I used a specially designed washable and odor-resistant liner in a hands-free trash can that I tossed in the wash with the diapers. There are all types of washable liners that can be placed in laundry bins, but a bin with a lid is recommended to help contain the smell.
It is also important to cleanse a poopy diaper as much as possible before placing it in the bin and to make it damp; this method makes it easier to wash.
When you are on the go, keep small plastic bags with you to securely wrap any soiled diapers in until you get home. You can also use wet bags which are designed to keep the yuck inside.
Essential Hygiene Products for Cloth Diapers
Washing and drying cloth diapers correctly are the number one things you can do to keep your diapers hygienic and in good condition, but there are some other great products that can help and make it even more convenient to use them!
Using a biodegradable, eco-friendly, powdered laundry detergent is the way to go when cleaning your cloth diapers!
You need a strong enough product to remove those poopy stains but gentle enough that it won’t irritate your baby’s bottom. You want a detergent that is safe for all washer types and that uses cloth diaper-safe enzymes.
A diaper sprayer can be a lifesaver when it comes to rinsing away all the poopy mess your baby deposits in their diaper.
Attaching a bidet-style sprayer to your toilet can save you a lot of time and hassle. A high-powered sprayer can rinse away all the poop without you having to partake in the dirty toilet dunk.
A waterproof diaper bag will be your best friend, especially when you are out on the go. Purchase a bag that has two separate compartments so you can keep clean items away from soiled items.
A sturdy, zip-top closure is ideal, as well as a bag with a strop so that you can link it around your wrist or attach it to a stroller.
Using disposable and biodegradable diaper liners is environmentally friendly and can prolong the life of your cloth diaper.
Diaper liners help prevent your cloth diapers from stubborn stains and save on clean-up since you can toss them and poop away like you would a traditional diaper.
However, unlike diapers, biodegradable liners don’t clutter up landfills or leak chemicals and plastics into the water and soil.
What is the best way to wash cloth diapers?
Cold rinse, hot wash with cloth diaper-safe detergent, second hot rinse (possibly a third), and air dry outside in the sunshine if possible.
Do you really save money using cloth diapers?
Yes!
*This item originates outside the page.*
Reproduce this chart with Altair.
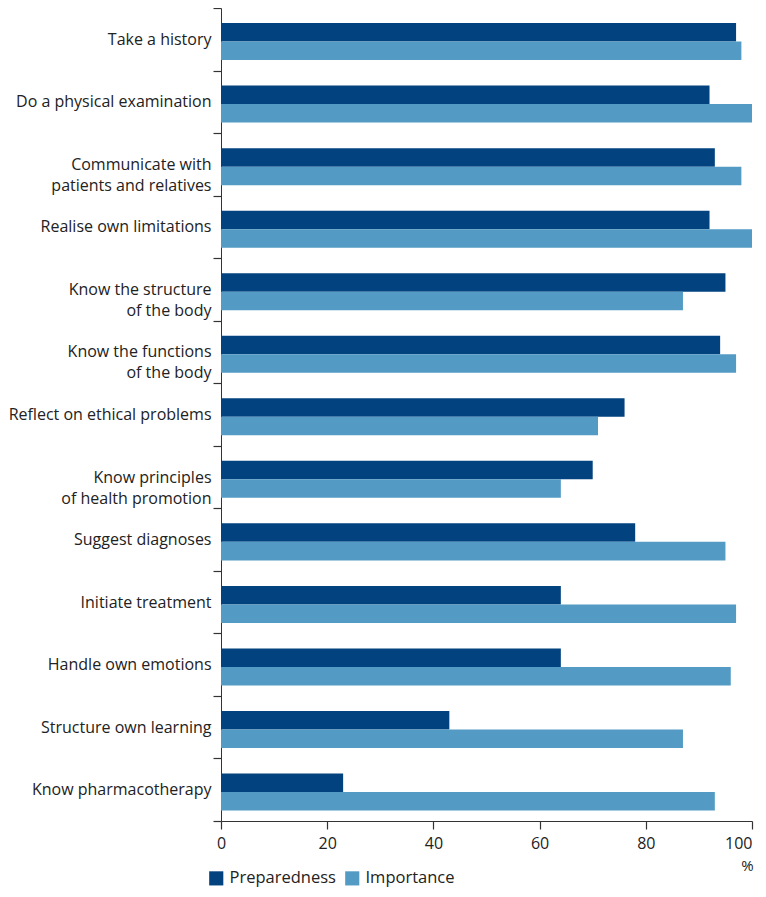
import altair as alt
import pandas as pd

categories = [
    "Take a history",
    "Do a physical examination",
    "Communicate with|patients and relatives",
    "Realise own limitations",
    "Know the structure|of the body",
    "Know the functions|of the body",
    "Reflect on ethical problems",
    "Know principles|of health promotion",
    "Suggest diagnoses",
    "Initiate treatment",
    "Handle own emotions",
    "Structure own learning",
    "Know pharmacotherapy",
]
preparedness = [97, 92, 93, 92, 95, 94, 76, 70, 78, 64, 64, 43, 23]
importance = [98, 100, 98, 100, 87, 97, 71, 64, 95, 97, 96, 87, 93]
series = ["Preparedness", "Importance"]
colors = ["#02427f", "#539bc4"]
x_ticks = [0, 20, 40, 60, 80, 100]

rows = []
for c, p, i in zip(categories, preparedness, importance):
    rows.append({"item": c, "series": series[0], "value": p})
    rows.append({"item": c, "series": series[1], "value": i})
df = pd.DataFrame(rows)

FONT = "Open Sans"
TXT = "#222222"
AX = "#333333"

chart = (
    alt.Chart(df)
    .mark_bar()
    .encode(
        y=alt.Y(
            "item:N",
            sort=categories,
            scale=alt.Scale(paddingInner=0, paddingOuter=0),
            axis=alt.Axis(
                title=None,
                ticks=True,
                tickBand="extent",
                tickSize=8,
                tickWidth=1.2,
                labelPadding=2,
                labelFontSize=16,
                labelFont=FONT,
                labelColor=TXT,
                labelLineHeight=21,
                labelExpr="split(datum.label, '|')",
                domainColor=AX,
                tickColor=AX,
                labelLimit=400,
            ),
        ),
        yOffset=alt.YOffset(
            "series:N",
            sort=series,
            scale=alt.Scale(paddingInner=0, paddingOuter=0.69, align=0.59),
        ),
        x=alt.X(
            "value:Q",
            scale=alt.Scale(domain=[0, 100], nice=False),
            axis=alt.Axis(
                title="%",
                values=x_ticks,
                grid=False,
                tickSize=8,
                tickWidth=1.2,
                labelFontSize=16,
                labelFont=FONT,
                labelColor=TXT,
                labelPadding=6,
                labelAlign={
                    "condition": {"test": "datum.value === 100", "value": "right"},
                    "value": "center",
                },
                domainColor=AX,
                tickColor=AX,
                titleFont=FONT,
                titleFontSize=15,
                titleFontWeight="normal",
                titleColor=TXT,
                titleX=526,
                titleY=44,
                titleAlign="center",
                titleBaseline="middle",
            ),
        ),
        color=alt.Color(
            "series:N",
            sort=series,
            scale=alt.Scale(domain=series, range=colors),
            legend=alt.Legend(
                title=None,
                orient="none",
                direction="horizontal",
                legendX=-13,
                legendY=862,
                symbolType="square",
                symbolSize=200,
                symbolStrokeWidth=0,
                labelFontSize=16.5,
                labelFont=FONT,
                labelColor=TXT,
                labelOffset=5,
                columnPadding=8,
            ),
        ),
    )
    .properties(
        width=531,
        height=813,
        padding={"left": 213, "top": 0, "right": 6, "bottom": 68},
        autosize=alt.AutoSizeParams(type="none"),
    )
    .configure_view(stroke=None)
)

chart.save("out.html", embed_options={"renderer": "svg", "actions": False})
The average baby uses 2,200 diapers in their first year, costing roughly $770 annually before factoring in disposable can liners, another $300—three years of disposables equal about $3,200. Cloth diapers, even the most costly, have a lifetime cost of under $800.
Do cloth diapers ruin your washing machine?
No, they won’t; the key is to use a detergent that’s safe for your machine style and not overload your washer, which can offset the washer-barrel.
Can you dry cloth diapers in the dryer?
Check with the manufacturer. Some brands may say it is ok to dry them on low or medium heat, but air drying is always the best choice when an option.
How do you get the poop out of cloth diapers?
Use a spray attachment connected to your toilet, disposable diaper liners, or a scraping device. You can also swipe soiled diapers in the toilet to loosen any poop.
What do you soak cloth diapers in?
If soaking diapers using the wet pail method, use cold water to soak your baby’s diapers. You can add some baking soda to the water as some believe it cut down on the stains and odor.
Are cloth diaper services sanitary?
Using a cloth diaper cleaning service is a sanitary option because they must follow health and cleaning regulations. They will also sanitize your diapers, so a cloth diaper service is an excellent choice if you have the extra cash.
Where do you put dirty cloth diapers?
Dirty cloth diapers should be placed in a laundry or diaper pail specific to cloth diaper use. You can use washable liners for at-home use and waterproof plastic bags when you are on the go.